- What to produce -
Every line below should be copied exactly; drop the pictures.

- Recorded data -
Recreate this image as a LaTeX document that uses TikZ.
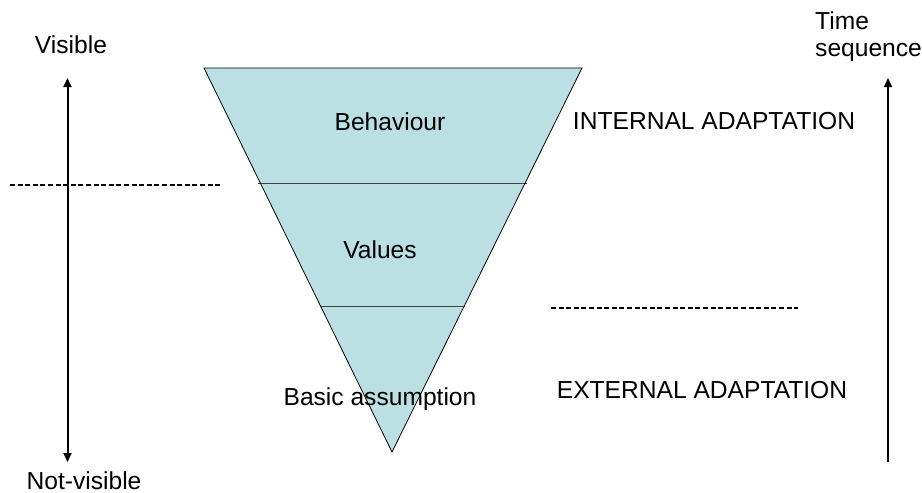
\documentclass[tikz,border=0pt]{standalone}
\usepackage{fontspec}
\setmainfont{Liberation Sans}
\usetikzlibrary{arrows.meta}
\definecolor{tri}{HTML}{BBE0E3}
\tikzset{
  lbl/.style={anchor=base, inner sep=0pt, font=\fontsize{24.6}{28}\selectfont},
  vis/.style={line width=2pt, -{Triangle[length=9pt,width=8pt]}},
  dashline/.style={line width=2pt, dash pattern=on 5pt off 2.6pt},
  divider/.style={line width=0.8pt, draw=black!75}
}
\begin{document}
\begin{tikzpicture}[x=1pt,y=-1pt]
\useasboundingbox (0,0) rectangle (922,493);
% triangle
\coordinate (tl) at (204,68);
\coordinate (tr) at (582,68);
\coordinate (ap) at (392,452);
\fill[tri] (tl) -- (tr) -- (ap) -- cycle;
\coordinate (d1l) at (258,183);
\coordinate (d1r) at (527,183);
\coordinate (d2l) at (321,306);
\coordinate (d2r) at (465,306);
\draw[divider] (d1l) -- (d1r);
\draw[divider] (d2l) -- (d2r);
\draw[line width=0.8pt, line join=miter] (tl) -- (tr) -- (ap) -- cycle;
% labels inside
\node[lbl] (beh) at (390,130) {Behaviour};
\node[lbl] (val) at (380,258) {Values};
\node[lbl] (bas) at (380,405) {Basic assumption};
% left axis
\node[lbl] (visible) at (71,53) {Visible};
\node[lbl] (notvis) at (84,489) {Not-visible};
\coordinate (la) at (67.5,78);
\coordinate (lb) at (67.5,462);
\coordinate (lm) at (67.5,270);
\draw[vis] (lm) -- (la);
\draw[vis] (lm) -- (lb);
% dashed lines
\coordinate (dl1) at (10,185);
\coordinate (dl2) at (220,185);
\draw[dashline] (dl1) -- (dl2);
\coordinate (dr1) at (551,307.5);
\coordinate (dr2) at (798,307.5);
\draw[dashline] (dr1) -- (dr2);
% right labels
\node[lbl] (inta) at (714,129) {INTERNAL ADAPTATION};
\node[lbl] (exta) at (702,398) {EXTERNAL ADAPTATION};
\node[lbl, anchor=base west] (time) at (815,29) {Time};
\node[lbl, anchor=base west] (seq) at (815,56) {sequence};
% right arrow
\coordinate (ra) at (888,78);
\coordinate (rb) at (888,462);
\draw[vis] (rb) -- (ra);
\end{tikzpicture}
\end{document}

- Response for this exercise -
Recreate this image as a LaTeX document that uses TikZ.
\documentclass[tikz,border=0pt]{standalone}
\usepackage{fontspec}
\setmainfont{Liberation Sans}
\usetikzlibrary{arrows.meta}
\definecolor{tri}{HTML}{BBE0E3}
\tikzset{
  lbl/.style={anchor=base, inner sep=0pt, font=\fontsize{24.6}{28}\selectfont},
  vis/.style={line width=2pt, -{Triangle[length=9pt,width=8pt]}},
  dashline/.style={line width=2pt, dash pattern=on 5pt off 2.6pt},
  divider/.style={line width=0.8pt, draw=black!75}
}
\begin{document}
\begin{tikzpicture}[x=1pt,y=-1pt]
\useasboundingbox (0,0) rectangle (922,493);
% triangle
\coordinate (tl) at (204,68);
\coordinate (tr) at (582,68);
\coordinate (ap) at (392,452);
\fill[tri] (tl) -- (tr) -- (ap) -- cycle;
\coordinate (d1l) at (258,183);
\coordinate (d1r) at (527,183);
\coordinate (d2l) at (321,306);
\coordinate (d2r) at (465,306);
\draw[divider] (d1l) -- (d1r);
\draw[divider] (d2l) -- (d2r);
\draw[line width=0.8pt, line join=miter] (tl) -- (tr) -- (ap) -- cycle;
% labels inside
\node[lbl] (beh) at (390,130) {Behaviour};
\node[lbl] (val) at (380,258) {Values};
\node[lbl] (bas) at (380,405) {Basic assumption};
% left axis
\node[lbl] (visible) at (71,53) {Visible};
\node[lbl] (notvis) at (84,489) {Not-visible};
\coordinate (la) at (67.5,78);
\coordinate (lb) at (67.5,462);
\coordinate (lm) at (67.5,270);
\draw[vis] (lm) -- (la);
\draw[vis] (lm) -- (lb);
% dashed lines
\coordinate (dl1) at (10,185);
\coordinate (dl2) at (220,185);
\draw[dashline] (dl1) -- (dl2);
\coordinate (dr1) at (551,307.5);
\coordinate (dr2) at (798,307.5);
\draw[dashline] (dr1) -- (dr2);
% right labels
\node[lbl] (inta) at (714,129) {INTERNAL ADAPTATION};
\node[lbl] (exta) at (702,398) {EXTERNAL ADAPTATION};
\node[lbl, anchor=base west] (time) at (815,29) {Time};
\node[lbl, anchor=base west] (seq) at (815,56) {sequence};
% right arrow
\coordinate (ra) at (888,78);
\coordinate (rb) at (888,462);
\draw[vis] (rb) -- (ra);
\end{tikzpicture}
\end{document}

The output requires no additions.